– А потом?..

Эстер задрожала. Ана прокляла свой длинный язык и быстро добавила:

– Я уверена, что работы будет много. Нацисты любят свою форму, да и их жены любят красиво одеваться.

– Пока мы делаем их жизнь комфортной, они позволят нам жить? Они очень добры, наши правители…

– О, Эстер…

Сарказм, прозвучавший в голосе юной девушки, причинил Ане боль. Эстер всегда была такой нежной и доброй, но такое место, как гетто, ожесточит даже самую добрую душу.

– Чем я могу помочь?

– Не знаю, Ана. Нам нужно…

– Эй, еврейка! Прочь от ограды!

Эстер мгновенно отпрыгнула, словно прячась от выстрела.

– Я должна идти. Береги себя, Ана.

И Эстер скрылась, спрятавшись среди толпы.

– Ты тоже, – рявкнул немец. – Пошла прочь от ограды, если не хочешь расстаться с жизнью!

Пуля отрикошетила от земли всего в метре от нее.
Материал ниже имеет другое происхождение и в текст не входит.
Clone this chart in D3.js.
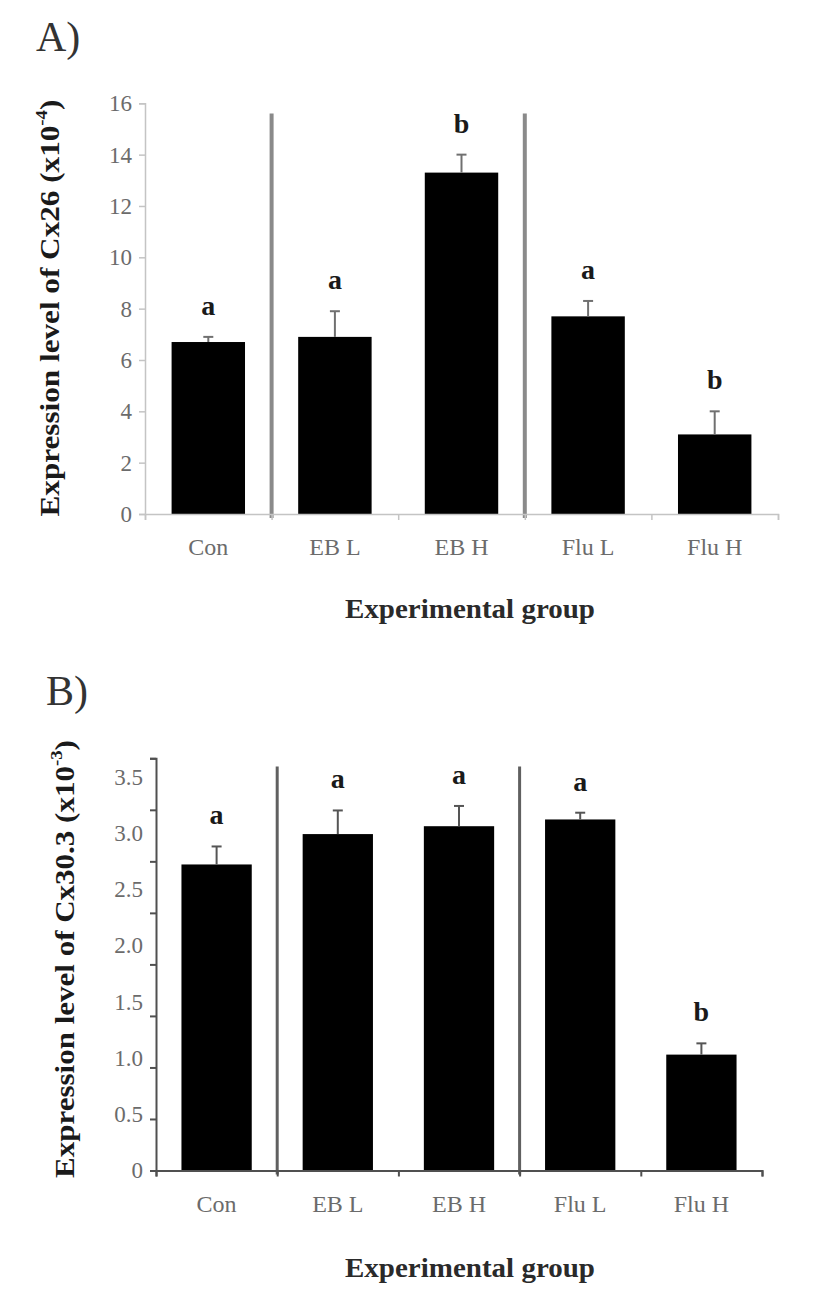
<!DOCTYPE html>
<html><head><meta charset="utf-8">
<script src="https://cdn.jsdelivr.net/npm/d3@7"></script>
<style>
body{margin:0;background:#fff}
svg{display:block}
text{font-family:"Liberation Serif","Times New Roman",serif}
</style>
</head><body>
<svg id="chart" width="827" height="1306"></svg>
<script>
// ---- data ----
const categories = ["Con", "EB L", "EB H", "Flu L", "Flu H"];

const cx26Values  = [6.7, 6.9, 13.3, 7.7, 3.1];
const cx26Errors  = [0.2, 1.0, 0.7, 0.6, 0.9];
const cx26Letters = ["a", "a", "b", "a", "b"];
const cx26TickLabels = [0, 2, 4, 6, 8, 10, 12, 14, 16];
const cx26TickMarks  = [0, 2, 4, 6, 8, 10, 12, 14, 16];

const cx303Values  = [2.72, 2.99, 3.06, 3.12, 1.03];
const cx303Errors  = [0.16, 0.21, 0.18, 0.06, 0.10];
const cx303Letters = ["a", "a", "a", "a", "b"];
const cx303TickLabels = [0, 0.5, 1.0, 1.5, 2.0, 2.5, 3.0, 3.5];
const cx303TickMarks  = [0, 0.5, 1.0, 1.5, 2.0, 2.5, 3.0, 3.5, 4.0];

const svg = d3.select("#chart");
svg.append("rect").attr("width", 827).attr("height", 1306).attr("fill", "#fff");

function drawPanel(o) {
  const g = svg.append("g");
  const x = d3.scaleBand().domain(categories).range([o.x0, o.x1])
    .paddingInner(0.42).paddingOuter(0.21);
  const xSlots = d3.scaleLinear().domain([0, categories.length]).range([o.x0, o.x1]);
  const y = d3.scaleLinear().domain([0, d3.max(o.tickLabels)]).range([o.yBase, o.yLabelTop]);
  const yMarks = d3.scaleLinear().domain([0, d3.max(o.tickMarks)]).range([o.yBase, o.yMarkTop]);

  // panel letter
  g.append("text").attr("x", o.tagX).attr("y", o.tagY)
    .attr("font-size", 42).attr("fill", "#333").text(o.tag);

  // separators
  [1, 3].forEach(i => {
    g.append("line")
      .attr("x1", xSlots(i)).attr("x2", xSlots(i))
      .attr("y1", yMarks(o.sepTop)).attr("y2", o.yBase + 4)
      .attr("stroke", o.sepColor).attr("stroke-width", o.sepWidth);
  });

  // bars
  g.selectAll("rect.bar").data(o.values).join("rect").attr("class", "bar")
    .attr("x", (d, i) => x(categories[i]))
    .attr("width", x.bandwidth())
    .attr("y", d => y(d))
    .attr("height", d => o.yBase - y(d))
    .attr("fill", "#000");

  // error bars (upper only)
  const capW = 10;
  o.values.forEach((v, i) => {
    const cx = x(categories[i]) + x.bandwidth() / 2;
    const top = y(v + o.errors[i]);
    g.append("line").attr("x1", cx).attr("x2", cx).attr("y1", y(v)).attr("y2", top)
      .attr("stroke", o.errColor).attr("stroke-width", 2);
    g.append("line").attr("x1", cx - capW / 2).attr("x2", cx + capW / 2).attr("y1", top).attr("y2", top)
      .attr("stroke", o.errColor).attr("stroke-width", 2);
    g.append("text").attr("x", cx).attr("y", top - 22)
      .attr("text-anchor", "middle").attr("font-weight", "bold").attr("font-size", 28)
      .attr("fill", "#1a1a1a").text(o.letters[i]);
  });

  // y axis: marks
  const ya = g.append("g").attr("transform", `translate(${o.x0},0)`)
    .call(d3.axisLeft(yMarks).tickValues(o.tickMarks).tickSize(6).tickSizeOuter(6).tickFormat(""));
  ya.selectAll("path,line").attr("stroke", o.axisColor).attr("stroke-width", o.axisWidth);

  // y axis: labels
  const yl = g.append("g").attr("transform", `translate(${o.x0},0)`)
    .call(d3.axisLeft(y).tickValues(o.tickLabels).tickSize(0).tickPadding(o.yLabelPad)
      .tickFormat(d => d === 0 ? "0" : o.fmt(d)));
  yl.select(".domain").remove();
  yl.selectAll("text").attr("font-size", 23).attr("fill", "#6b6b6b")
    .attr("font-family", "'Liberation Serif','Times New Roman',serif");

  // x axis: marks
  const xa = g.append("g").attr("transform", `translate(0,${o.yBase})`)
    .call(d3.axisBottom(xSlots).tickValues(d3.range(categories.length + 1)).tickSize(6).tickSizeOuter(6).tickFormat(""));
  xa.selectAll("path,line").attr("stroke", o.axisColor).attr("stroke-width", o.axisWidth);

  // x axis: labels
  const xl = g.append("g").attr("transform", `translate(0,${o.yBase})`)
    .call(d3.axisBottom(x).tickSize(0).tickPadding(o.xLabelPad));
  xl.select(".domain").remove();
  xl.selectAll("text").attr("font-size", 24).attr("fill", "#6b6b6b")
    .attr("font-family", "'Liberation Serif','Times New Roman',serif");

  // x title
  const xt = g.append("text").attr("text-anchor", "middle")
    .attr("font-weight", "bold").attr("font-size", 28).attr("fill", "#2a2a2a")
    .text("Experimental group");
  const xlen = xt.node().getComputedTextLength();
  xt.attr("transform", `translate(${o.xTitleX},${o.xTitleY}) scale(${o.xTitleLen / xlen},1)`);

  // y title
  const yt = g.append("text").attr("text-anchor", "middle")
    .attr("font-weight", "bold").attr("font-size", 28).attr("fill", "#1a1a1a");
  yt.append("tspan").text(o.yTitle);
  yt.append("tspan").attr("font-size", 17).attr("dy", -12).text(o.yExp);
  yt.append("tspan").attr("font-size", 28).attr("dy", 12).text(")");
  const ylen = yt.node().getComputedTextLength();
  yt.attr("transform", `translate(${o.yTitleX},${o.yTitleY}) rotate(-90) scale(${o.yTitleLen / ylen},1)`);
}

drawPanel({
  tag: "A)", tagX: 36, tagY: 51,
  values: cx26Values, errors: cx26Errors, letters: cx26Letters,
  tickLabels: cx26TickLabels, tickMarks: cx26TickMarks, fmt: d3.format("d"),
  x0: 145, x1: 778, yBase: 514, yLabelTop: 103.3, yMarkTop: 103.3,
  sepTop: 15.6, sepColor: "#8a8a8a", sepWidth: 4,
  errColor: "#707070", axisColor: "#c4c4c4", axisWidth: 1.5,
  yLabelPad: 13, xLabelPad: 24,
  xTitleX: 470, xTitleY: 618, xTitleLen: 250,
  yTitle: "Expression level of Cx26 (x10", yExp: "-4",
  yTitleX: 59, yTitleY: 308, yTitleLen: 417
});

drawPanel({
  tag: "B)", tagX: 46, tagY: 705,
  values: cx303Values, errors: cx303Errors, letters: cx303Letters,
  tickLabels: cx303TickLabels, tickMarks: cx303TickMarks, fmt: d3.format(".1f"),
  x0: 156, x1: 762, yBase: 1170.5, yLabelTop: 776.7, yMarkTop: 758.3,
  sepTop: 3.92, sepColor: "#606060", sepWidth: 3,
  errColor: "#555", axisColor: "#505050", axisWidth: 2,
  yLabelPad: 13, xLabelPad: 24,
  xTitleX: 470, xTitleY: 1277, xTitleLen: 250,
  yTitle: "Expression level of Cx30.3 (x10", yExp: "-3",
  yTitleX: 74, yTitleY: 959, yTitleLen: 438
});
</script>
</body></html>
Ана вздрогнула и побежала вниз, к ручью. Она споткнулась и упала в грязь. Эсэсовец расхохотался и выпустил еще одну очередь прямо за ее спиной. Ана с трудом поднялась из грязи и поспешила прочь. Щиколотка у нее ныла, но сердце болело сильнее. Оно разрывалось от боли по людям, оказавшимся в руках этих чудовищ.

Глава шестая. Июнь 1940 года

ЭСТЕР


– Доброй ночи, сестра Пастернак…

– Но…

– Доброй ночи. Идите домой, к семье. Ложитесь спать.

Эстер вздохнула. Она и не заметила, что задерживала дыхание. Она с благодарностью улыбнулась доктору. Смена выдалась долгой и тяжелой, одна из множества. Эстер так устала, что в глазах все расплывалось. И все же уйти из больницы было трудно. Доктор Штерн был немолод. Из-под кипы выбивались седые пряди. Ему давно пора было уйти на пенсию, но медиков в гетто было немного, и его привлекли к работе. Надевая пальто и отправляясь домой, Эстер чувствовала себя предательницей, но доктор Штерн тепло пожал ей руку.

– Отнеситесь к этому по-другому: если вы будете заботиться о себе, то сможете лучше заботиться о них…

Он обвел рукой людей, столпившихся в приемном отделении, и Эстер печально кивнула. Поначалу весеннее тепло казалось обитателям гетто благословением – наконец-то можно было выбраться из переполненных людьми домов. Но вместе с теплом пришли болезни – и тиф. Болезнь свирепствовала на улицах. Каждый второй страдал от мучительных болей в животе и лихорадки – в июне 1940 года бороться с температурой было нечем.

У насосов стояли постоянные очереди. Некоторые начали рыть собственные колодцы. Мучительнее всего была диарея. Канализации в гетто не было. Отходы на повозках вывозили бедняки, не сумевшие найти другой работы. Раньше, когда в этом районе жило вдвое меньше людей, все было нормально. Но теперь население удвоилось, начался тиф и диарея – и начался хаос. Все воняли, грязь была невообразимой, инфекции распространялись со страшной скоростью. Эстер заставляла домашних мыться, стирать и дезинфицировать свой маленький домик всеми силами, и пока что у них никто не заболел. Но дезинфицирующих средств было мало, поставки в гетто контролировали власти, и получить что-то было невозможно. Недавно запретили переписку с внешним миром. В гетто появилась внутренняя валюта, «марки гетто», которые стали называть «румками» по фамилии их создателя, Румковского. Курс обмена, впрочем, был весьма шатким. Положение в гетто ухудшалось с каждым днем, но никого это не заботило.

Эстер надела шляпу и, борясь с желанием зажать нос, вышла на улицу. Было около девяти вечера, и на улицах было пусто. Еврейская полиция, организованная Румковским, строго следила за соблюдением комендантского часа. Местная полиция вела себя мягче, чем немецкая, но половина новых офицеров гордилась своим положением и пользовалась властью так же безжалостно, как и эсэсовцы. Оружия у них не было, но дубинками они орудовали отменно. А поскольку в гетто у них были друзья и родственники, то коррупция расцвела махровым цветом. Сразу стало ясно, что лучшее из того, что поставляли в гетто, перепадало узкому кругу избранных. Обида нарастала.